I don’t know about you, but I’m just loaded with expectations from the minute I awake to the minute I flop into bed at the end of the day. Some seem fairly insignificant, like I expect there to be bread in the bread-bin for breakfast (and sometimes I discover we’ve eaten it all without realising), and I expect water to come out of the tap when I go to fill the kettle (and almost without fail it does). Others carry far more gravity: I expect to be able to walk when I get out of bed, and I expect my husband and I to end the day together, not separated through some life-shattering tragedy. But in truth no-one knows what the next moment holds and an eclipse season collectively reminds us of this, not to highlight the cruel twists of fate that play upon our lives, but to encourage us to awaken to the weight of expectation and begin to free ourselves from its constricting grip.

Once we can do this (and I’m still practicing, believe me!), life takes on a very different hue. The water that comes out of the tap becomes an everyday miracle that keeps us alive. The empty bread bin is a reminder that even breakfast cannot be predicted! The tragedy that we all pray will not befall us reveals one of the deepest mysteries of life: that even in our darkest hour we can find moments, seconds, of peace if we seek them, and that the thing we fear will break us, may eventually make us stronger and wiser.

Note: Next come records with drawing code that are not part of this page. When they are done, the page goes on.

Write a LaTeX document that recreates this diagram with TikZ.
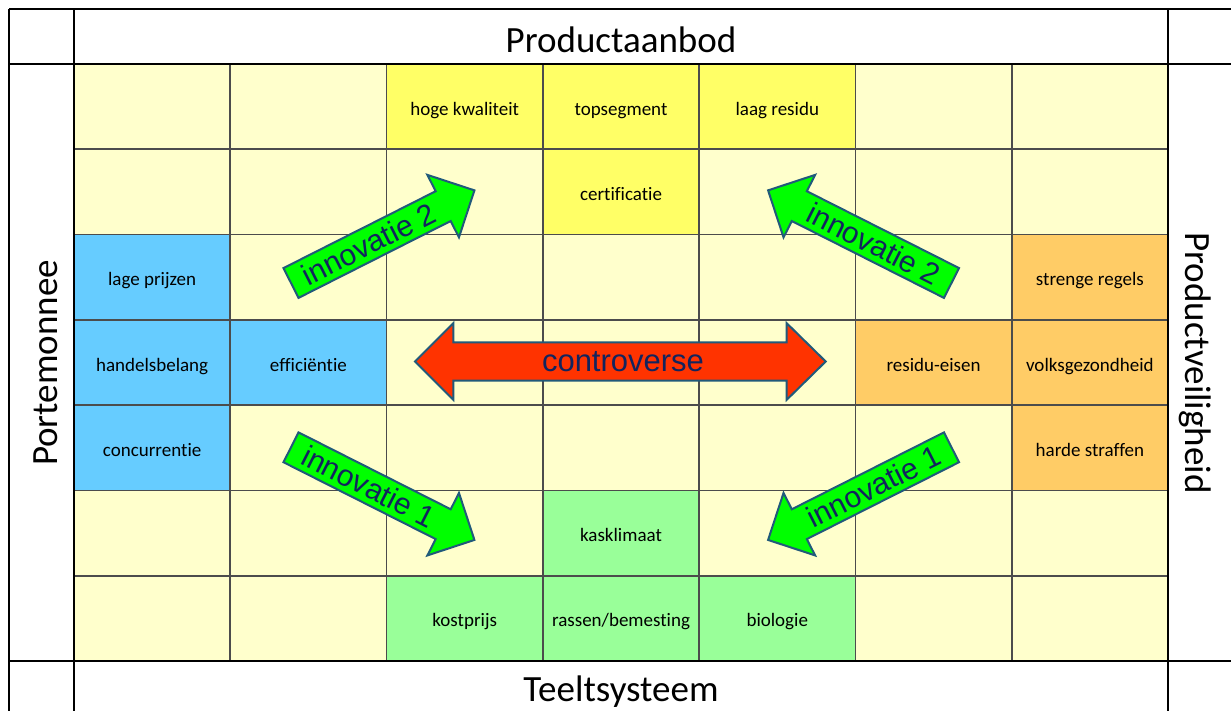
\documentclass[tikz,border=0pt]{standalone}
\usepackage{fontspec}
\setmainfont[RawFeature={-liga;-clig;-dlig;-calt}]{Carlito}
\newfontfamily\arialfont{Liberation Sans}
\definecolor{lightyel}{HTML}{FFFFCC}
\definecolor{yel}{HTML}{FFFF66}
\definecolor{blu}{HTML}{66CCFF}
\definecolor{ora}{HTML}{FFCC66}
\definecolor{grn}{HTML}{99FF99}
\definecolor{arrgreen}{HTML}{00FF00}
\definecolor{arrred}{HTML}{FF3300}
\definecolor{arredge}{HTML}{215A7A}
\definecolor{arrtext}{HTML}{12245E}
\newcommand\gcell[5]{%
  \fill[#3] ({74+(#1-1)*156.2857},{64+(#2-1)*85.2857}) rectangle ++(156.2857,85.2857);
  \node[celltext] (#5) at ({74+(#1-0.5)*156.2857},{64+(#2-0.5)*85.2857+8.5}) {#4};}
\begin{document}
\begin{tikzpicture}[x=1pt,y=-1pt,
  celltext/.style={font=\fontsize{19}{19}\selectfont, anchor=base, inner sep=0pt},
  headtext/.style={font=\fontsize{37}{37}\selectfont, anchor=base, inner sep=0pt},
  arrowbody/.style={draw=arredge, line width=2pt, line join=miter},
  arrowlabel/.style={font=\arialfont\fontsize{30}{30}\selectfont, text=arrtext, inner sep=0pt, transform shape},
  gridline/.style={black!70, line width=1.6pt},
  frameline/.style={black, line width=2.8pt}]
\useasboundingbox (0,0) rectangle (1231,711);
\fill[white] (0,0) rectangle (1231,711);
\fill[lightyel] (74,64) rectangle (1168,661);
% coloured cells
\gcell{3}{1}{yel}{hoge kwaliteit}{hk}
\gcell{4}{1}{yel}{topsegment}{ts}
\gcell{5}{1}{yel}{laag residu}{lr}
\gcell{4}{2}{yel}{certificatie}{cert}
\gcell{1}{3}{blu}{lage prijzen}{lp}
\gcell{1}{4}{blu}{handelsbelang}{hb}
\gcell{2}{4}{blu}{efficiëntie}{eff}
\gcell{1}{5}{blu}{concurrentie}{conc}
\gcell{7}{3}{ora}{strenge regels}{sr}
\gcell{6}{4}{ora}{residu-eisen}{re}
\gcell{7}{4}{ora}{volksgezondheid}{vg}
\gcell{7}{5}{ora}{harde straffen}{hs}
\gcell{4}{6}{grn}{kasklimaat}{kk}
\gcell{3}{7}{grn}{kostprijs}{kp}
\gcell{4}{7}{grn}{rassen/bemesting}{rb}
\gcell{5}{7}{grn}{biologie}{bio}
% inner grid
\foreach \j in {1,...,6} {
  \draw[gridline] ({74+\j*156.2857},64) -- ({74+\j*156.2857},661);
  \draw[gridline] (74,{64+\j*85.2857}) -- (1168,{64+\j*85.2857});
}
% frame
\foreach \xx in {9,74,1168} { \draw[frameline] (\xx,9) -- (\xx,712); }
\foreach \yy in {9,64,661} { \draw[frameline] (9,\yy) -- (1232,\yy); }
% headers
\node[headtext] (top) at (621,53) {Productaanbod};
\node[headtext] (bottom) at (621,701) {Teeltsysteem};
\node[headtext, rotate=90] (left) at (57,363) {Portemonnee};
\node[headtext, rotate=-90] (right) at (1185,363) {Productveiligheid};
% green arrows
\begin{scope}[shift={(291,283)}, rotate=26.8]
  \draw[arrowbody, fill=arrgreen] (0,-16.7) -- (170.5,-16.7) -- (170.5,-35) -- (205.5,0) -- (170.5,35) -- (170.5,16.7) -- (0,16.7) -- cycle;
  \node[arrowlabel] (innA) at (87,0) {innovatie 2};
\end{scope}
\begin{scope}[shift={(951.5,283)}, rotate=153.2]
  \draw[arrowbody, fill=arrgreen] (0,-16.7) -- (170.5,-16.7) -- (170.5,-35) -- (205.5,0) -- (170.5,35) -- (170.5,16.7) -- (0,16.7) -- cycle;
  \node[arrowlabel, rotate=180] (innB) at (87,0) {innovatie 2};
\end{scope}
\begin{scope}[shift={(291,447.3)}, rotate=-26.8]
  \draw[arrowbody, fill=arrgreen] (0,-16.7) -- (170.5,-16.7) -- (170.5,-35) -- (205.5,0) -- (170.5,35) -- (170.5,16.7) -- (0,16.7) -- cycle;
  \node[arrowlabel] (innC) at (87,0) {innovatie 1};
\end{scope}
\begin{scope}[shift={(951.5,447.3)}, rotate=206.8]
  \draw[arrowbody, fill=arrgreen] (0,-16.7) -- (170.5,-16.7) -- (170.5,-35) -- (205.5,0) -- (170.5,35) -- (170.5,16.7) -- (0,16.7) -- cycle;
  \node[arrowlabel, rotate=180] (innD) at (87,0) {innovatie 1};
\end{scope}
% controverse double arrow
\draw[arrowbody, fill=arrred] (415,361.5) -- (453.3,323.2) -- (453.3,342.3) -- (786.7,342.3) -- (786.7,323.2) -- (825.7,361.5) -- (786.7,399.8) -- (786.7,380.7) -- (453.3,380.7) -- (453.3,399.8) -- cycle;
\node[font=\arialfont\fontsize{31}{31}\selectfont, text=arrtext, anchor=base, inner sep=0pt] (contro) at (623,371) {controverse};
\end{tikzpicture}
\end{document}
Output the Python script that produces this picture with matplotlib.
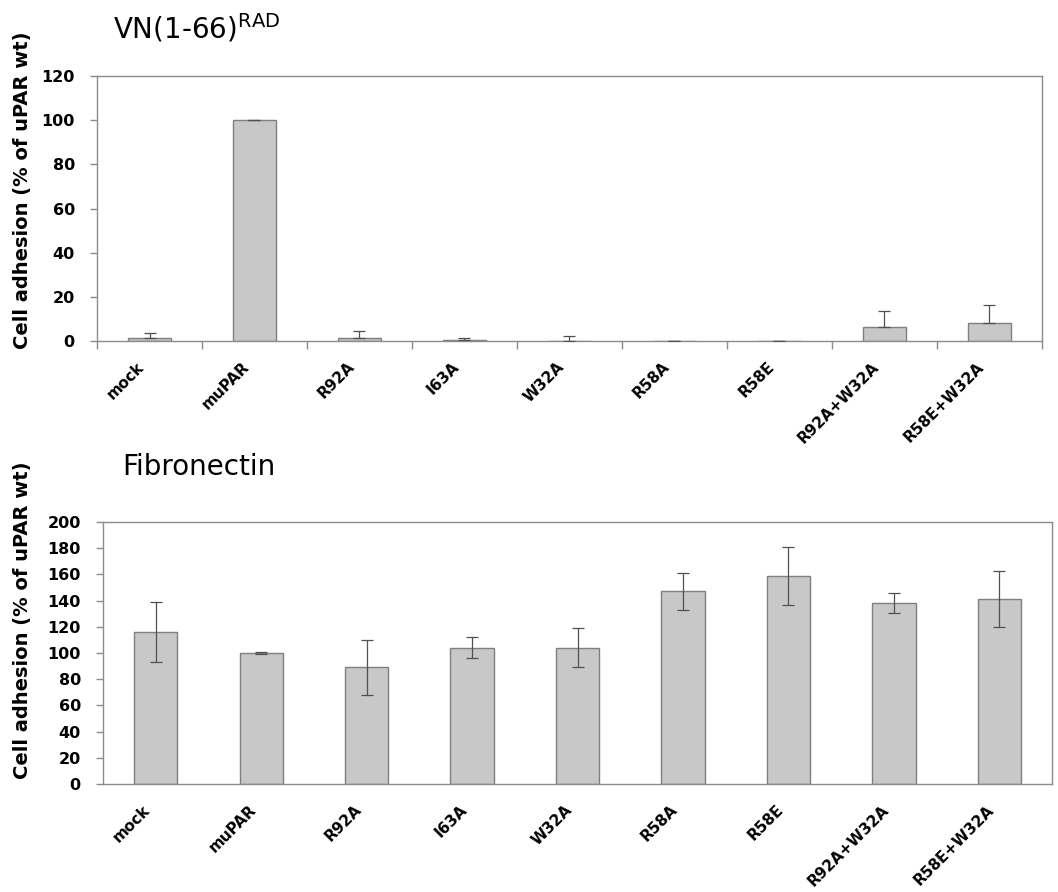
import matplotlib
matplotlib.use("Agg")
import matplotlib.pyplot as plt
import matplotlib.transforms as mtransforms
import numpy as np

# mutants tested in the adhesion assay
mutants = ["mock", "muPAR", "R92A", "I63A", "W32A", "R58A", "R58E",
           "R92A+W32A", "R58E+W32A"]

# adhesion to VN(1-66)RAD, % of uPAR wt
vn_mean = [1.5, 100, 1.5, 0.3, 0.2, 0, 0, 6.5, 8]
vn_err = [2.2, 0.2, 3.2, 1.0, 2.2, 0, 0, 7, 8.5]

# adhesion to fibronectin, % of uPAR wt
fn_mean = [116, 100, 89, 104, 104, 147, 159, 138, 141]
fn_err = [23, 0.5, 21, 8, 15, 14, 22, 7.5, 21.5]

bar_face = "#c8c8c8"
bar_edge = "#7f7f7f"
axis_grey = "#8c8c8c"
err_grey = "#505050"

fig = plt.figure(figsize=(10.58, 8.92), dpi=100)


def draw_panel(ax, means, errs, ymax, ystep, upper_only, boundary_ticks):
    x = np.arange(len(mutants))
    ax.bar(x, means, width=0.41, color=bar_face, edgecolor=bar_edge,
           linewidth=1.0, zorder=2)
    if upper_only:
        yerr = [np.zeros(len(errs)), errs]
    else:
        yerr = errs
    ax.errorbar(x, means, yerr=yerr, fmt="none", ecolor=err_grey,
                elinewidth=0.9, capsize=4, capthick=0.9, zorder=3)
    ax.set_xlim(-0.5, len(mutants) - 0.5)
    ax.set_ylim(0, ymax)
    ax.set_yticks(np.arange(0, ymax + 1, ystep))
    ax.set_xticks(x)
    ax.tick_params(axis="x", which="major", length=0, pad=13)
    ax.tick_params(axis="y", length=5, color=axis_grey, width=1, pad=11)
    if boundary_ticks:
        ax.set_xticks(np.arange(-0.5, len(mutants), 1), minor=True)
        ax.tick_params(axis="x", which="minor", length=6, color=axis_grey,
                       width=1)
    ax.set_xticklabels(mutants, rotation=45, ha="right", va="top",
                       rotation_mode="anchor", fontsize=11, fontweight="bold")
    # pull the slanted labels a little to the left of the bar centre
    shift = mtransforms.ScaledTranslation(-13 / 100, 0, fig.dpi_scale_trans)
    for lab in ax.get_xticklabels():
        lab.set_transform(lab.get_transform() + shift)
    for lab in ax.get_yticklabels():
        lab.set_fontweight("bold")
        lab.set_fontsize(11.5)
    for sp in ax.spines.values():
        sp.set_color(axis_grey)
        sp.set_linewidth(1.0)


ax1 = fig.add_axes([0.0917, 0.6177, 0.893, 0.297])
draw_panel(ax1, vn_mean, vn_err, 120, 20, True, True)

ax2 = fig.add_axes([0.0974, 0.1211, 0.897, 0.2937])
draw_panel(ax2, fn_mean, fn_err, 200, 20, False, False)

fig.text(0.107, 0.9686, r"VN(1-66)$^{\mathregular{RAD}}$", fontsize=20,
         va="center", ha="left")
fig.text(0.116, 0.4765, "Fibronectin", fontsize=20, va="center", ha="left")

fig.text(0.021, 0.787, "Cell adhesion (% of uPAR wt)", rotation=90,
         fontsize=14, fontweight="bold", va="center", ha="center")
fig.text(0.021, 0.305, "Cell adhesion (% of uPAR wt)", rotation=90,
         fontsize=14, fontweight="bold", va="center", ha="center")

fig.savefig("out.png", dpi=100)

Within the constellation of expectations we all carry lie the roots of discontent, distress and dissatisfaction. The more energy we invest in them the less energy we have available when life doesn’t go to plan. The key is not to ensure that never happens (which we can’t do, no matter how hard we try!) but to embrace the fact that it does, thereby recognising that life is living us not the other way around. This is a central message of an eclipse season. One which we need to accept and, when possible, celebrate. Because if life only does what we want when we want, we are forever limited by our imaginations and the expectations dreamt up in our tiny and inconsequential minds. Once life is allowed to take over not even the sky’s the limit, and who knows where it could take us? What we deem an inconvenience can become the gateway to a whole new experience. What we label as a tragedy becomes the moment we recognise what really matters in life. What we see as a failure becomes the path to discovering a hidden talent we never even knew we had.

So eclipse seasons should be welcomed along with all they have in store for us, both personally and collectively. Because whatever it is, we can rest assured that the biggest stumbling block will always be within us, in the form of our expectations and assumptions about life. Ultimately, it’s how we manage them that matters most at this unpredictable time of change.